I’ve never been a morning person.
Then I went to Iceland for three weeks.
And everything changed.
Iceland is seven hours ahead of Seattle. During the summer, they have what they call the “midnight sun” where there’s only about two hours of darkness (not complete darkness) between 2AM and 4AM. For days, I would stay up until 2am or 3am and then sleep until noon. Marcus and I often wouldn’t leave our apartment until 3 PM.
So, while I loved all the amazing natural wonders that we saw, and appreciated the life lessons that reappeared for me while traversing this magical island, after three weeks of varying degrees of jet lag, I was ready to come home.
I wanted to get back to a regular sleep routine. Even more, I hoped that flying west to Seattle would cause me to have reverse jet lag, and that it would do something miraculous.
I hoped that it would turn me into a morning person.
I have not been a morning person since the day I was born.
As a kid, I used to sleep until noon on weekends and it felt perfectly normal to me. It was not, however, normal to the rest of my family, who would prod, chide, nag me to just get up. In college, I slept a lot. In graduate school, I slept a little less but still more than the average person. When I started working full time, I had to be at work at 8 AM or 8:30 AM, so for about 14 years, I felt sleep deprived. Then in 2010, I quit my job, opened up my own law school admissions consulting business, and because I had a flexible schedule, I caught up on my sleep for the next six years.

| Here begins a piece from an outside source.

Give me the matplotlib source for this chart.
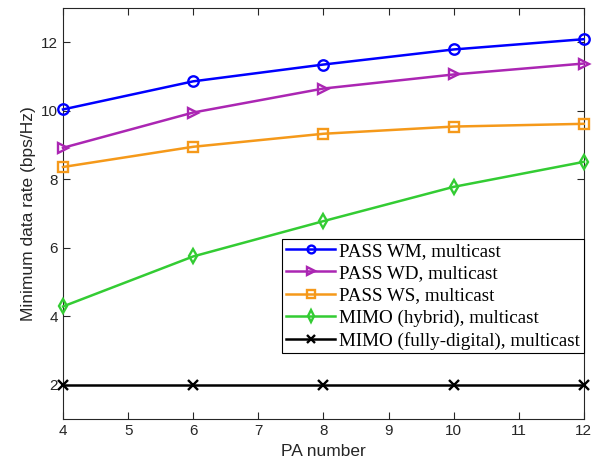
import numpy as np
import matplotlib
matplotlib.use("Agg")
import matplotlib.pyplot as plt

pa = [4, 6, 8, 10, 12]
pass_wm = [10.04, 10.86, 11.35, 11.79, 12.09]
pass_wd = [8.92, 9.95, 10.65, 11.06, 11.38]
pass_ws = [8.36, 8.95, 9.33, 9.54, 9.62]
mimo_hyb = [4.29, 5.75, 6.78, 7.78, 8.51]
mimo_fd = [2.0, 2.0, 2.0, 2.0, 2.0]

labels = ["PASS WM, multicast", "PASS WD, multicast", "PASS WS, multicast",
          "MIMO (hybrid), multicast", "MIMO (fully-digital), multicast"]

plt.rcParams['font.family'] = ['Liberation Sans', 'DejaVu Sans']

fig = plt.figure(figsize=(6, 4.71), dpi=100)
ax = fig.add_axes([0.105, 0.110, 0.868, 0.873])

styles = [
    (pass_wm, (0, 0, 1), 'o'),
    (pass_wd, (0.67, 0.15, 0.7), '>'),
    (pass_ws, (0.96, 0.6, 0.1), 's'),
    (mimo_hyb, (0.2, 0.8, 0.2), 'd'),
    (mimo_fd, (0, 0, 0), 'x'),
]
for (vals, c, m), lab in zip(styles, labels):
    ax.plot(pa, vals, color=c, marker=m, lw=1.8, ms=7.5, mfc='none', mew=1.7,
            label=lab, clip_on=False, zorder=3)

ax.set_xlim(4, 12)
ax.set_ylim(1, 13)
ax.set_xticks(range(4, 13))
ax.set_yticks([2, 4, 6, 8, 10, 12])
ax.tick_params(direction='in', top=True, right=True, labelsize=11,
               colors=(0.15, 0.15, 0.15), length=5)
for s in ax.spines.values():
    s.set_color((0.15, 0.15, 0.15))
    s.set_linewidth(0.8)
ax.set_xlabel("PA number", fontsize=12.5, color=(0.15, 0.15, 0.15), labelpad=4)
ax.set_ylabel("Minimum data rate (bps/Hz)", fontsize=12.5, color=(0.15, 0.15, 0.15))

leg = ax.legend(loc='lower right', bbox_to_anchor=(1.0, 0.16),
                prop={'family': 'Liberation Serif', 'size': 13.7},
                fancybox=False, edgecolor='black', framealpha=1,
                borderpad=0.2, labelspacing=0.26, handlelength=2.6,
                handletextpad=0.2, borderaxespad=0, markerscale=0.75)
leg.get_frame().set_linewidth(0.8)

fig.savefig("out.png", dpi=100)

When I stopped consulting to write full time at the beginning of this year, I thought things would change. I thought that once I was doing what I always dreamed of doing–writing full time–that I would have loads more energy and would sleep less. I thought I’d bound out of bed to write for hours and hours. It would be bliss!
It was nothing like that. If you’ve been reading past posts like this one, you know this. I still slept at least 9-10 hours a night, sometimes more. And the writing was hard to do, far from feeling natural or easy or blissful.
But then things changed.
A few days before we left Iceland, I wrote out a “Perfect Day” schedule for myself. Mind you, I’ve done this Perfect Day exercise many times over the years. It never quite works out. I’ve come to view it as a lot of wishful thinking, though that doesn’t stop me from doing it over and over. But this time, I allowed myself to get crazy and make it really perfect for me. So I wrote out a schedule that involved doing everything I really wanted to do–shower, eat breakfast, read, meditate, exercise, and write–before lunch. To do this, I needed to get up by 6AM.
The day we flew back to Seattle, Marcus and I were both so tired we ended up in bed by 8PM. I woke up at 3:30AM that night and realized it was too early to get up. I tried to fall back asleep and lay there and rested until it was 6AM.
Then I got up.
By choice.
This was on Tuesday.
Same thing happened on Wednesday.
And again on Thursday.
And again on Friday.
It happened again today, Saturday.
I have been a morning person, out of choice and natural desire, not forced desire (like when I worked in an office and had to get up to go to work so I wouldn’t lose my job), for the LAST FIVE DAYS!
This may seem like nothing to some people, but to me, it is LIFE CHANGING.
Not only do I feel good when I get up at 6AM, I feel even better when I finish all my important things before lunch. I love having the rest of the day to do whatever I want to do and need to do.
I am finally, happily, a morning person!!!
It only took 44 years, a trip to Iceland, jet lag, and some wishful thinking.
Peg Cheng is the author of The Contenders, a middle-grade novel centered on the question, can enemies become friends? She is currently writing another novel that is a re-imagining of the Snow White fairy tale set in 1980s Seattle.
Art by Sveta Dorosheva.
Edgy says
So, it’s been about 5 days since your post. Are you still getting up with the birds? It’s intriguing–I would have thought something like jet lag would wear off (as it always has for me). Do you think there’s some other factor, some internal change that happened in Iceland? Or is it just desire and a hard reboot?
“I went to Iceland and the best thing I got was transformative jet lag.” There’s a t-shirt, or maybe a novel tour business lurking in this affair. Only you, Cubby.
Peg Cheng says
Ha ha! Yes, and only you would come up with the idea of turning my transformative jet lag experience into a startup business for novelists! I love it.
Except for last Sunday and today when I got up at 7am, I have been getting up every day for the past 11 days between 6 and 6:30am. In fact, I still wake up every night between 2 and 4am and have a hard time getting back to sleep. Unbelievably, this leads me to believe that I’m STILL on Icelandic time because during the last few weeks when I was there, I would get up between 9 and 11am (they are 7 hours ahead of PST).
But you’re right to ask if it was more than just jet lag. It was. Spending 3 weeks in a strange and beautiful place far from home helped me realize what was most important. And one of those things was writing. So, I hoped that the reverse jet lag would help me when we flew back to Seattle, but even if it didn’t, I was determined to start a new routine that would better support my creativity and my writing. Thanks for asking, Edgy.